Check out a delightful, zany piece of insanity. Mike is the undisputed Lord of Lunch. This page is dedicated to Mike whose lunch site inspired this nonsense.

Some Lunch Box Revelations
read the scoop here

Mike Browne's Lunch-Box


Lunch Box Spy

Lunch-Box spies are people with a wicked sense of humour and a willingness to go the extra mile to learn the inner-most secrets of their victims. Lunch-Box spies are people who will go where no one else dares to go, who are persistent and determined to get to the bottom of the lunch box and reveal the true personality of its owner. Lunch-Box spies have very little else to do in life. They are easily amused by small details. They are prolific story-tellers who are able to weave magic from a few crumbs.

Become a Lunch-Box spy today!

Identify a target! Aquire a film! Arm yourself with a tape-recorder, or simply sidle up to your victim with a small pad and pen.
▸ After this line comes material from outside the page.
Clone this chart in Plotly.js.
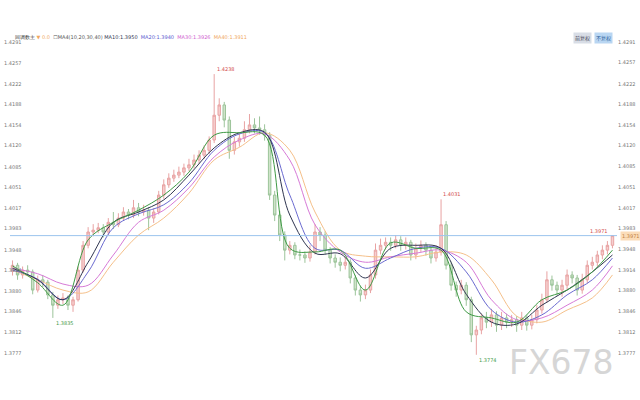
<!DOCTYPE html>
<html><head><meta charset="utf-8">
<script src="https://cdn.plot.ly/plotly-3.0.1.min.js"></script>
<style>html,body{margin:0;padding:0;background:#fff}#c{width:640px;height:400px}</style>
</head><body><div id="c"></div>
<script>
const openP = [1.3912,1.3922,1.3906,1.3914,1.3911,1.3881,1.3898,1.3894,1.3873,1.3856,1.3865,1.3868,1.3856,1.3865,1.3914,1.3955,1.3977,1.3980,1.3984,1.3977,1.3993,1.3989,1.4000,1.4010,1.4005,1.4017,1.4010,1.4013,1.4000,1.4010,1.4038,1.4055,1.4066,1.4071,1.4076,1.4083,1.4088,1.4096,1.4104,1.4112,1.4129,1.4170,1.4187,1.4162,1.4112,1.4126,1.4132,1.4146,1.4154,1.4149,1.4146,1.4137,1.4038,1.4005,1.3972,1.3947,1.3955,1.3939,1.3939,1.3934,1.3944,1.3977,1.3972,1.3947,1.3934,1.3927,1.3922,1.3927,1.3901,1.3881,1.3873,1.3881,1.3906,1.3947,1.3955,1.3960,1.3955,1.3964,1.3955,1.3960,1.3939,1.3950,1.3955,1.3947,1.3934,1.3944,1.3989,1.3922,1.3889,1.3881,1.3889,1.3865,1.3807,1.3815,1.3835,1.3828,1.3840,1.3823,1.3835,1.3828,1.3832,1.3823,1.3835,1.3823,1.3832,1.3848,1.3865,1.3898,1.3889,1.3881,1.3889,1.3906,1.3901,1.3881,1.3898,1.3922,1.3927,1.3939,1.3947,1.3955];
const highP = [1.3930,1.3926,1.3920,1.3922,1.3915,1.3905,1.3906,1.3898,1.3878,1.3872,1.3876,1.3872,1.3870,1.3920,1.3962,1.3985,1.3990,1.3992,1.3990,1.4000,1.4010,1.4008,1.4018,1.4015,1.4030,1.4025,1.4022,1.4018,1.4016,1.4045,1.4064,1.4074,1.4080,1.4085,1.4090,1.4098,1.4105,1.4112,1.4120,1.4135,1.4238,1.4198,1.4192,1.4168,1.4134,1.4140,1.4160,1.4172,1.4165,1.4168,1.4155,1.4142,1.4045,1.4012,1.3978,1.3962,1.3960,1.3948,1.3945,1.3955,1.3990,1.3985,1.3978,1.3952,1.3940,1.3935,1.3936,1.3932,1.3906,1.3888,1.3890,1.3915,1.3958,1.3966,1.3968,1.3968,1.3972,1.3970,1.3968,1.3964,1.3958,1.3963,1.3960,1.3952,1.3955,1.4031,1.3995,1.3928,1.3895,1.3898,1.3894,1.3870,1.3822,1.3842,1.3845,1.3850,1.3846,1.3845,1.3842,1.3840,1.3838,1.3845,1.3840,1.3840,1.3856,1.3875,1.3912,1.3905,1.3895,1.3898,1.3915,1.3912,1.3906,1.3908,1.3930,1.3936,1.3946,1.3955,1.3962,1.3971];
const lowP = [1.3905,1.3898,1.3900,1.3904,1.3874,1.3877,1.3886,1.3866,1.3835,1.3850,1.3858,1.3848,1.3845,1.3862,1.3910,1.3950,1.3970,1.3975,1.3968,1.3972,1.3982,1.3985,1.3996,1.3998,1.4000,1.4003,1.4004,1.3980,1.3992,1.4006,1.4032,1.4050,1.4060,1.4066,1.4070,1.4078,1.4082,1.4090,1.4098,1.4106,1.4124,1.4160,1.4150,1.4098,1.4105,1.4118,1.4126,1.4140,1.4140,1.4138,1.4128,1.4030,1.3995,1.3962,1.3930,1.3940,1.3932,1.3930,1.3926,1.3928,1.3940,1.3962,1.3940,1.3925,1.3918,1.3912,1.3915,1.3892,1.3872,1.3862,1.3866,1.3876,1.3900,1.3940,1.3948,1.3946,1.3950,1.3946,1.3948,1.3930,1.3932,1.3944,1.3938,1.3925,1.3928,1.3938,1.3915,1.3880,1.3870,1.3874,1.3855,1.3795,1.3774,1.3808,1.3818,1.3820,1.3812,1.3815,1.3818,1.3820,1.3812,1.3815,1.3814,1.3816,1.3826,1.3842,1.3860,1.3880,1.3872,1.3870,1.3882,1.3892,1.3872,1.3875,1.3892,1.3915,1.3920,1.3932,1.3940,1.3950];
const closeP = [1.3922,1.3906,1.3914,1.3911,1.3881,1.3898,1.3894,1.3873,1.3856,1.3865,1.3868,1.3856,1.3865,1.3914,1.3955,1.3977,1.3980,1.3984,1.3977,1.3993,1.3989,1.4000,1.4010,1.4005,1.4017,1.4010,1.4013,1.4000,1.4010,1.4038,1.4055,1.4066,1.4071,1.4076,1.4083,1.4088,1.4096,1.4104,1.4112,1.4129,1.4170,1.4187,1.4162,1.4112,1.4126,1.4132,1.4146,1.4154,1.4149,1.4146,1.4137,1.4038,1.4005,1.3972,1.3947,1.3955,1.3939,1.3939,1.3934,1.3944,1.3977,1.3972,1.3947,1.3934,1.3927,1.3922,1.3927,1.3901,1.3881,1.3873,1.3881,1.3906,1.3947,1.3955,1.3960,1.3955,1.3964,1.3955,1.3960,1.3939,1.3950,1.3955,1.3947,1.3934,1.3944,1.3989,1.3922,1.3889,1.3881,1.3889,1.3865,1.3807,1.3815,1.3835,1.3828,1.3840,1.3823,1.3835,1.3828,1.3832,1.3823,1.3835,1.3823,1.3832,1.3848,1.3865,1.3898,1.3889,1.3881,1.3889,1.3906,1.3901,1.3881,1.3898,1.3922,1.3927,1.3939,1.3947,1.3955,1.3971];

const maIdx = [0,5,10,15,20,25,30,35,40,45,50,55,60,65,70,75,80,85,90,95,100,105,110,115,119];
const maFast = [1.3921,1.3893,1.3856,1.3964,1.3993,1.4013,1.4038,1.4076,1.4137,1.4141,1.4137,1.3950,1.3944,1.3947,1.3881,1.3959,1.3950,1.3947,1.3845,1.3835,1.3828,1.3865,1.3881,1.3911,1.3947];
const ma10 = [1.3917,1.3898,1.3865,1.3927,1.3993,1.4010,1.4030,1.4071,1.4116,1.4141,1.4142,1.4005,1.3942,1.3941,1.3901,1.3950,1.3955,1.3950,1.3874,1.3828,1.3825,1.3856,1.3881,1.3911,1.3939];
const ma20 = [1.3914,1.3899,1.3865,1.3911,1.3984,1.4007,1.4022,1.4058,1.4112,1.4139,1.4141,1.4038,1.3950,1.3947,1.3917,1.3934,1.3950,1.3950,1.3911,1.3848,1.3828,1.3840,1.3873,1.3898,1.3934];
const ma30 = [1.3917,1.3908,1.3891,1.3889,1.3939,1.3993,1.4013,1.4050,1.4101,1.4129,1.4139,1.4096,1.3989,1.3944,1.3927,1.3936,1.3942,1.3947,1.3927,1.3865,1.3832,1.3835,1.3856,1.3881,1.3921];
const ma40 = [1.3914,1.3898,1.3881,1.3878,1.3927,1.3972,1.4000,1.4041,1.4096,1.4117,1.4141,1.4112,1.4010,1.3947,1.3937,1.3936,1.3936,1.3944,1.3939,1.3898,1.3838,1.3828,1.3848,1.3868,1.3906];

const tickVals = [1.4291,1.4257,1.4222,1.4188,1.4154,1.4120,1.4085,1.4051,1.4017,1.3983,1.3948,1.3914,1.3880,1.3846,1.3812,1.3777];
const tickText = ["1.4291","1.4257","1.4222","1.4188","1.4154","1.4120","1.4085","1.4051","1.4017","1.3983","1.3948","1.3914","1.3880","1.3846","1.3812","1.3777"];
const lastPrice = 1.3971;

const xs = closeP.map((_, i) => i);
const yRange = [1.37522, 1.42993];

const traces = [
  {type:'candlestick', x:xs, open:openP, high:highP, low:lowP, close:closeP,
   increasing:{line:{color:'#e8a3a3', width:1}, fillcolor:'#f6cfcf'},
   decreasing:{line:{color:'#9cc49a', width:1}, fillcolor:'#cfe3c9'},
   whiskerwidth:0, hoverinfo:'skip', showlegend:false},
  {type:'scatter', mode:'lines', x:maIdx, y:ma40, line:{color:'#f5c08a', width:1, shape:'spline'}, hoverinfo:'skip', showlegend:false},
  {type:'scatter', mode:'lines', x:maIdx, y:ma30, line:{color:'#d77ad7', width:1, shape:'spline'}, hoverinfo:'skip', showlegend:false},
  {type:'scatter', mode:'lines', x:maIdx, y:ma20, line:{color:'#6a6ad0', width:1, shape:'spline'}, hoverinfo:'skip', showlegend:false},
  {type:'scatter', mode:'lines', x:maIdx, y:ma10, line:{color:'#2f3550', width:1, shape:'spline'}, hoverinfo:'skip', showlegend:false},
  {type:'scatter', mode:'lines', x:maIdx, y:maFast, line:{color:'#3f9a45', width:1, shape:'spline'}, hoverinfo:'skip', showlegend:false}
];

const annotations = [
  {x:40, y:highP[40], text:'1.4238', showarrow:false, xanchor:'left', yanchor:'bottom', xshift:1, font:{family:'DejaVu Sans', size:5, color:'#d24a4a'}},
  {x:8, y:lowP[8], text:'1.3835', showarrow:false, xanchor:'left', yanchor:'top', xshift:1, font:{family:'DejaVu Sans', size:5, color:'#3f9a45'}},
  {x:85, y:highP[85], text:'1.4031', showarrow:false, xanchor:'left', yanchor:'bottom', xshift:0, font:{family:'DejaVu Sans', size:5, color:'#d24a4a'}},
  {x:92, y:lowP[92], text:'1.3774', showarrow:false, xanchor:'left', yanchor:'top', xshift:1, font:{family:'DejaVu Sans', size:5, color:'#3f9a45'}},
  {x:119, y:highP[119], text:'1.3971', showarrow:false, xanchor:'right', yanchor:'bottom', xshift:-2, font:{family:'DejaVu Sans', size:5, color:'#d24a4a'}},
  {xref:'paper', yref:'y', x:1, y:lastPrice, text:'1.3971', showarrow:false, xanchor:'left', xshift:3, bgcolor:'#fbdcb8', font:{family:'DejaVu Sans', size:5, color:'#c08040'}},
  {xref:'paper', yref:'paper', x:0.005, y:1.0, yanchor:'middle', xanchor:'left', showarrow:false,
   text:'<span style="color:#333">回调数主</span> <span style="color:#f0a860">▼ 0.0</span>  <span style="color:#555">☐MA4(10,20,30,40)</span> <span style="color:#2f3550">MA10:1.3950</span>  <span style="color:#5a5ad0">MA20:1.3940</span>  <span style="color:#d060d0">MA30:1.3926</span>  <span style="color:#f0a860">MA40:1.3911</span>',
   font:{family:'DejaVu Sans', size:5, color:'#333'}},
  {xref:'paper', yref:'paper', x:0.958, y:0.998, yanchor:'middle', xanchor:'right', showarrow:false, text:'前复权', bgcolor:'#d8dde6', font:{family:'Noto Sans CJK SC', size:5, color:'#445'}},
  {xref:'paper', yref:'paper', x:0.962, y:0.998, yanchor:'middle', xanchor:'left', showarrow:false, text:'不复权', bgcolor:'#b9d6f2', font:{family:'Noto Sans CJK SC', size:5, color:'#2a5d9a'}},
  {xref:'paper', yref:'paper', x:0.908, y:0.018, xanchor:'center', yanchor:'middle', showarrow:false, text:'FX678', font:{family:'DejaVu Sans', size:33, color:'#d6d6d6'}}
];
// left-side price labels (same values as the right axis)
tickVals.forEach((v, k) => {
  annotations.push({xref:'paper', yref:'y', x:-0.013, y:v, text:tickText[k], showarrow:false, xanchor:'left', yanchor:'middle',
                    font:{family:'DejaVu Sans', size:5, color:'#777'}});
});

const layout = {
  width:640, height:400,
  margin:{l:10, r:23, t:37, b:32},
  paper_bgcolor:'#fff', plot_bgcolor:'#fff',
  showlegend:false,
  xaxis:{range:[-0.5, 119.9], showgrid:false, zeroline:false, showticklabels:false, ticks:'', showline:false, rangeslider:{visible:false}, fixedrange:true},
  yaxis:{range:yRange, side:'right', tickvals:tickVals, ticktext:tickText, showgrid:false, zeroline:false, ticks:'', showline:false,
         tickfont:{family:'DejaVu Sans', size:5, color:'#777'}, fixedrange:true},
  shapes:[
    {type:'line', xref:'paper', yref:'y', x0:0, x1:1, y0:lastPrice, y1:lastPrice, line:{color:'#9cc4ee', width:1}}
  ],
  annotations:annotations
};

Plotly.newPlot('c', traces, layout, {displayModeBar:false, staticPlot:true});
</script>
</body></html>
There are some things you need to know about interviewing a person about something as sensitive as their lunch.

The purpose of getting a lunch box history on a person is to be able to "paint a picture" of who they really are. The information from the history should not just be a random collection of facts. The history should include witty and insightful comments. The object is to reveal the true personality of your victim. While doing an interview, pay careful attention to how the person is responding to your questions, and if they appear uncomfortable discussing some aspect of their lunchbox press for more information. You are clearly on to something. This could be a scoop!

So begin the interview by being open: "I'd like to find out about your lunch. Could you tell me about it? Describe it to me as if you were telling me your life story." Most people will leave out certain details. They will be loathe to tell you about lunches they left to die, lunches they threw away, lunches they swapped. But this is the important stuff! Ask probing questions. Come right out and ask them for precise information. Blast them with direct questions. We want to find out as much as we can about what people eat at lunch time, how their eating patterns have changed, whether they are content with the same old lunch each day or if they need variety.

Some Questions to ask

Tell me about your lunches.
What can you tell me about the lunches you eat?
What do you remember about your school lunches?
Were there any family jokes about what you liked to eat?
Who made your lunch?
Were you ever able to buy a lunch?
What did they stock in the school canteen?
Did you ever slip across the street with your mates to the fish and chip shop?
Did any one in your class have a better lunch than you? What did they have? Were you ever able to swap with them?
Where did you eat your lunch? Who ate their lunch with you? Did you eat alone?
What do you have for lunch now? Do you still own a lunchbox? Do you make your lunch or buy it?
Who makes the best lunches?
Do you eat the same thing every day?
Is there a lunch that still haunts you?
What is the worst lunch you have ever eaten?
What is your favourite place to buy lunch?
Would you buy from a school canteen?